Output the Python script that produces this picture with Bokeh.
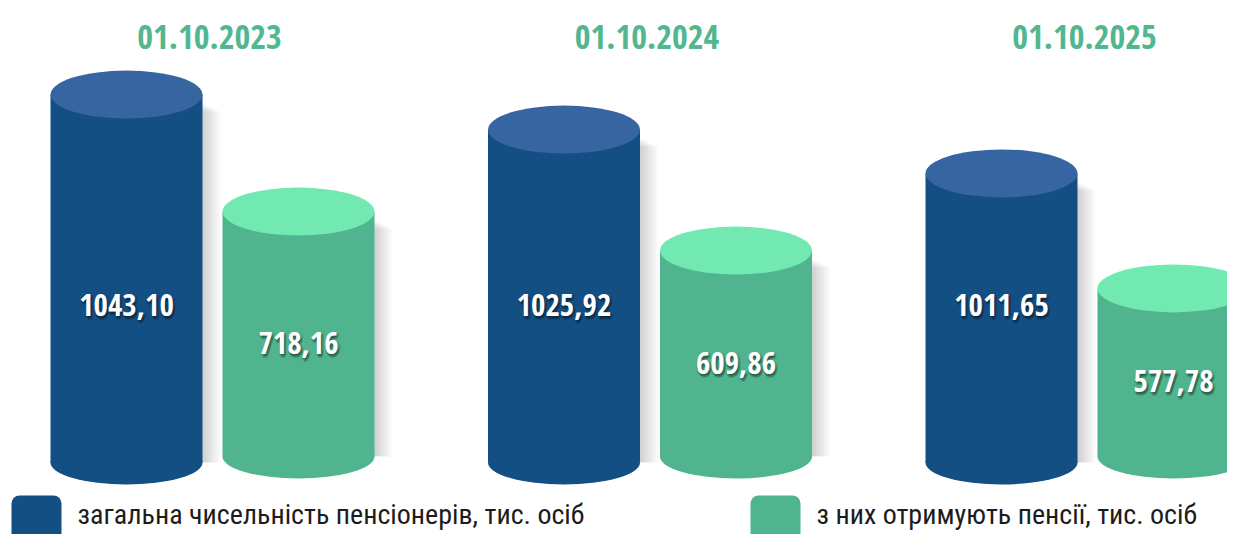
from bokeh.plotting import figure
from bokeh.models import Range1d
from bokeh.core.properties import value
from bokeh.embed import file_html
from bokeh.resources import INLINE

# ---------------- data ----------------
dates = ["01.10.2023", "01.10.2024", "01.10.2025"]
total_pensioners = [1043.10, 1025.92, 1011.65]
receiving_pension = [718.16, 609.86, 577.78]
series_names = ["загальна чисельність пенсіонерів, тис. осіб",
                "з них отримують пенсії, тис. осіб"]

# ---------------- style / layout ----------------
BLUE_BODY, BLUE_TOP = "#144f84", "#3665a2"
GREEN_BODY, GREEN_TOP = "#50b58e", "#71e9b0"
TITLE_GREEN = "#52b78f"
NUM_FONT = "'Open Sans Condensed', 'Roboto Condensed', sans-serif"
LEG_FONT = "'Roboto Condensed', Roboto, sans-serif"

W, H = 1227, 534
CYL_W = 152
GROUP_X0, GROUP_STEP, HALF_SEP = 212, 437.5, 86
# each group is drawn on its own value scale (screen y of value 0, px per unit)
GROUP_ZERO_Y = [469.6, 427.4, 441.0]
GROUP_PX_PER_UNIT = [0.360, 0.2908, 0.265]
BLUE_BASE_Y, GREEN_BASE_Y = 462, 456

p = figure(width=W, height=H, x_range=Range1d(0, W), y_range=Range1d(H, 0),
           output_backend="svg", toolbar_location=None, min_border=0,
           x_axis_type=None, y_axis_type=None)
p.grid.visible = False
p.outline_line_color = None
p.background_fill_color = "white"
p.border_fill_color = "white"

def fmt(v):
    return f"{v:.2f}".replace(".", ",")

def cylinder(xc, v, base_v, rng, body, top, s):
    # soft shadow to the right
    for k in range(1, 10):
        p.quad(left=[xc], right=[xc + CYL_W / 2 + 2 * k], top=[v - (8 + k) / s], bottom=[base_v],
               fill_color="black", fill_alpha=0.018, line_color=None, y_range_name=rng)
    p.quad(left=[xc - CYL_W / 2], right=[xc + CYL_W / 2], top=[v], bottom=[base_v],
           fill_color=body, line_color=None, y_range_name=rng)
    p.ellipse(x=[xc], y=[base_v], width=CYL_W, height=44, height_units="screen",
              fill_color=body, line_color=None, y_range_name=rng)
    p.ellipse(x=[xc], y=[v], width=CYL_W, height=48, height_units="screen",
              fill_color=top, line_color=None, y_range_name=rng)

def label(x, y, txt, rng="default", y_off=0):
    for dx, dy, a in [(2, 3, 0.2), (0, 2, 0.18), (3, 1, 0.14), (1, 4, 0.12), (-1, 1, 0.1)]:
        p.text(x=[x], y=[y], text=[txt], x_offset=dx, y_offset=y_off + dy,
               text_font=value(NUM_FONT), text_font_style="bold", text_font_size="31px",
               text_color="black", text_alpha=a, text_align="center",
               text_baseline="middle", y_range_name=rng)
    p.text(x=[x], y=[y], text=[txt], y_offset=y_off,
           text_font=value(NUM_FONT), text_font_style="bold", text_font_size="31px",
           text_color="white", text_align="center", text_baseline="middle",
           y_range_name=rng)

for i, d in enumerate(dates):
    z, s = GROUP_ZERO_Y[i], GROUP_PX_PER_UNIT[i]
    rng = f"g{i}"
    p.extra_y_ranges[rng] = Range1d((z - H) / s, z / s)
    gc = GROUP_X0 + i * GROUP_STEP
    bx, gx = gc - HALF_SEP, gc + HALF_SEP
    b_base = (z - BLUE_BASE_Y) / s
    g_base = (z - GREEN_BASE_Y) / s
    cylinder(bx, total_pensioners[i], b_base, rng, BLUE_BODY, BLUE_TOP, s)
    cylinder(gx, receiving_pension[i], g_base, rng, GREEN_BODY, GREEN_TOP, s)
    label(bx, 304, fmt(total_pensioners[i]))
    label(gx, (receiving_pension[i] + g_base) / 2, fmt(receiving_pension[i]), rng, 9)
    p.text(x=[gc - 3], y=[36], text=[d], text_font=value(NUM_FONT), text_font_style="bold",
           text_font_size="34px", text_color=TITLE_GREEN, text_align="center",
           text_baseline="middle")

# legend
for (lx, col, name) in [(11, BLUE_BODY, series_names[0]), (750, GREEN_BODY, series_names[1])]:
    p.quad(left=[lx], right=[lx + 50], top=[495], bottom=[560], fill_color=col,
           line_color=None, border_radius=8)
    p.text(x=[lx + 66], y=[514], text=[name], text_font=value(LEG_FONT),
           text_font_size="28px", text_color="#1c1c1c", text_align="left",
           text_baseline="middle")

open("out.html", "w").write(file_html(p, INLINE))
########
_Goal_. The lines from the start of the data through the line that contains "from bokeh.resources import INLINE" are to be returned exactly, please, with both ends included and every picture left out.

_Result of the task_.
Output the Python script that produces this picture with Bokeh.
from bokeh.plotting import figure
from bokeh.models import Range1d
from bokeh.core.properties import value
from bokeh.embed import file_html
from bokeh.resources import INLINE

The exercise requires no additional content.